There has been a lot of chatter in the markets about why U.S. equities continue to rally. Three distinct viewpoints have surfaced, two of which are bearish and one which is bullish. Let me share those theories with you.
1. Market Manipulation aka. the Plunge Protection Team
In this storyline, someone (probably the famed Plunge Protection Team) is manipulating the market to push it higher. Michael Panzner pointed out this view last Friday in a post called “Manipulation, Anyone? Now, Michael’s site is called Financial Armageddon, so you know he’s bearish and the post reflects this.
Coming as it did on the last day of the week at the end of a month, some might find the action that took place near today’s close to be rather interesting.
From 3:54:28 pm to 4:00:02 pm, S&P 500 e-mini futures rallied 17.25 points on approximate volume of 356,300 contracts, or 19.3% of the total turnover from 9:30 a.m. until futures finished trading at 4:15 p.m.
Hmmm. Manipulation, anyone?
2. Short-covering rally
But, while Panzner thinks outright manipulation is to blame, he is not alone in seeing this upward move as suspicious. Others point to technical factors as responsible for why the market(s) is rallying (It is not just the U.S. – as I write this the Dax has rallied 4% AND the S&P 500 is up over 2%). Yves Smith pointed out a post over at the Market Ticker which sees short covering as very much a factor in Friday’s late-day rally.
What does this all mean? A few things:
- The stops up there are gone. They were potential rocket fuel for next week and the propellant to take us to – and potentially through – the 200DMA on the cash.
- A bunch of someones had a lot of contracts that were short taken out on them. Those nearly 250,000 E-mini contracts did change hands, and odds are a very large percentage of them constituted stop-loss orders on contracts sold short from when we were up toward 933 a few weeks ago. Those traders are going to be quite pissed off, but that’s the risk of the game.
Next week is very likely to be extraordinarily violent, especially Monday. /ZN (10 year Treasury futures) has seen an insane drop in open interest over the last few weeks. This little game undoubtedly severely damaged open interest in the E-Mini /ES contract.

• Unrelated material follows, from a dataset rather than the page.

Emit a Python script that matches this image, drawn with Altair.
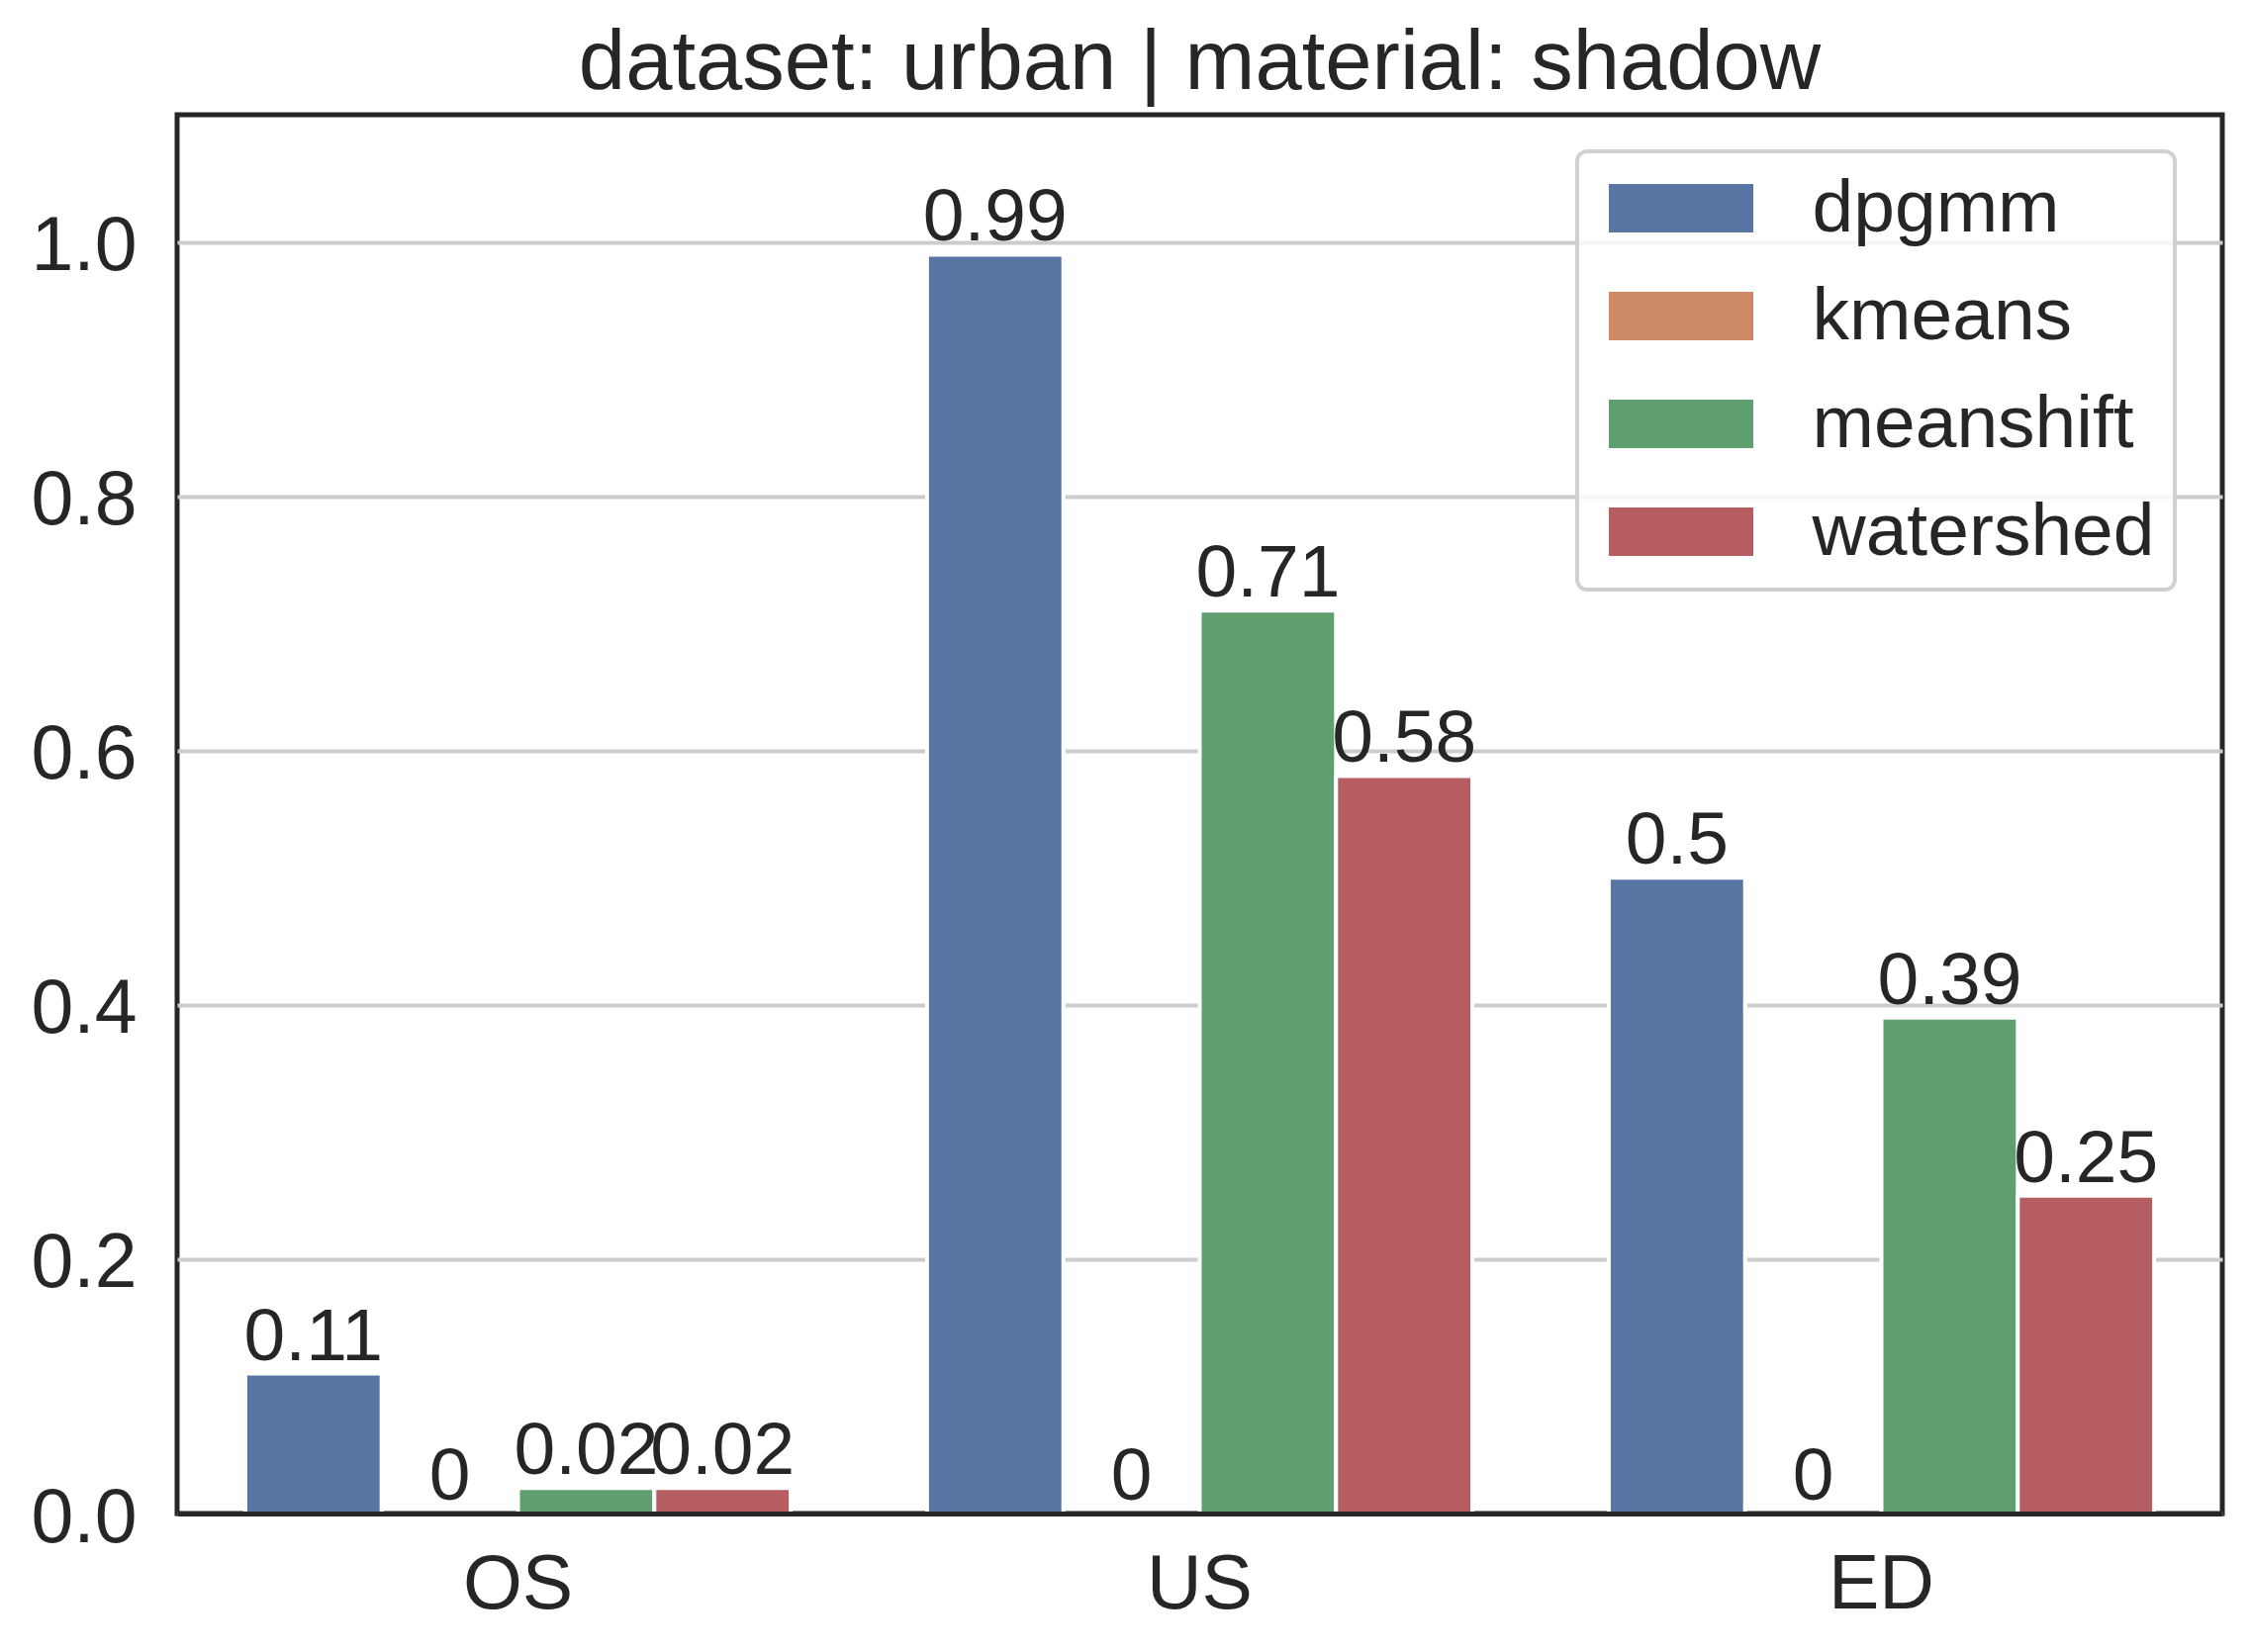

Thin markets are dangerous markets. While the E-Mini still is very liquid, the removal of these stops from the order book leaves the door open for both little resistance if the market decides to move higher early next week, and also provides the potential for irritated shorts to re-establish their positions short, driving the market lower. Those who wound up long during that little ramp job are likely to be rather nervous as well.
For my part I shorted that spike. Not large, and I am fully prepared to hedge it Sunday evening if necessary or just take it down, as there is every possibility, this close to the 200MA, that we will at least hit it on the cash, and blowing through it on volume and continuing higher cannot be ruled out.
I will note, however, that the last time we saw this sort of dislocation activity start up into the close it it too began with these sorts of “rocket shot” moves higher – and once the shorts were all blown out by having their stops run, the market essentially pancaked.
Look sharp – the sharks are in the water and you taste good.
For those of you who need a translation of what this means, I would say this: someone who was short had to liquidate a very large position due to a margin call and this forced the market up. In fact, many people believe (Meredith Whitney included) that much of the recent rally has nothing to do with fundamentals and is a short-covering rally plain and simple. Even so, it is a powerful rally nonetheless, and the shorts are getting killed.
3. Bull-Market/Secular Bear Market Rally
Then there is the bullish view. This view sees the market rally as a real bull market based on the potential for economic recovery sometime in the second half of 2009. Some think this is a secular bull – a view I am not discussing in this post. Others see this as a cyclical bull-market a.k.a bear market rally I would put Jeremy Grantham in this category. I would also put myself here, although I do think short-covering has made this rally dangerously over-bought. Paul Kedrosky recently made the bear market rally story very well in an interview with Tech Ticker’s Aaron Task (see the attached video as well).
Kedrosky thinks the S&P could approach 1100 by year-end, which would translate into the Dow well above 10,000.
Nonetheless, he believes it’s a bear market rally and unlikely to continue into 2010 as the market to get hit by fears of a “double-dip” recession.
How long the rally last is dependent on how long authorities can prop up the economy artificially. Remember the huge rally from 2002-2007 that took the Dow and S&P to new highs? That was a very long bear market rally. So, it is not altogether clear where the market is headed over the medium term. In my view, the U.S.market is going to eventually re-test its 2009 lows (which are 14 year lows when adjusted for inflation).
For now, there are enough doubters about how ‘real’ this rally is to provide road kill for the uptrend, making the kick up that much more powerful. Witness today’s breathtaking surge to the upside. When and whether systemic weakness re-asserts itself is another question altogether. For now, the bulls have gained hold.